Il faudra certainement prendre le temps de former encore et encore aux enjeux des gestes barrières et de la distanciation sociale. Il faudra organiser un approvisionnement et la mise à disposition effective et inconditionnelle de savons et de serviettes en papier jetable pour se sécher les mains dans toutes les écoles, tous les établissements, pour les personnels et pour les élèves.
Il faudra organiser un nettoyage régulier plus approfondi des locaux, en particulier toutes les surfaces avec lesquels nous sommes en contact avec nos mains. Cela suppose des moyens humains, cela suppose une organisation articulant les services de l’État et ceux des collectivités locales, cela suppose des financements adaptés pour que ces mêmes services puissent être à la hauteur des enjeux sanitaires.
Construire du commun, accepter de voir et de dire le réel et non de le tordre.
Le Sgen-CFDT a demandé au ministre de l’Éducation nationale d’organiser le dialogue social avec les représentant.e.s des personnels, des élèves, des parents d’élèves et avec les associations complémentaires de l’école. Il faut construire du commun en vue de la reprise, cela suppose d’accepter de voir et de dire le réel et non de le tordre.

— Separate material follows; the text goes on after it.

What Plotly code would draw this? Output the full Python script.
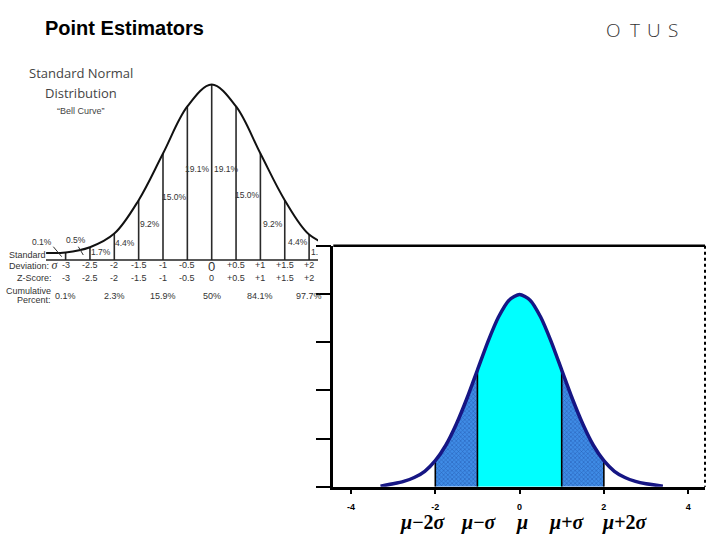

Nous en sommes loin aujourd’hui. Pour les personnels, pour les élèves et étudiant.e.s, le Sgen-CFDT ne renoncera pas à soulever ces questions, à donner à voir et à entendre les réalités du travail éducatif au temps du confinement pour cause de pandémie. Pour qu’aux difficultés du confinement et de la pandémie, ne s’ajoute plus la pression d’un discours hors sol semblant minimiser l’urgence sanitaire collective.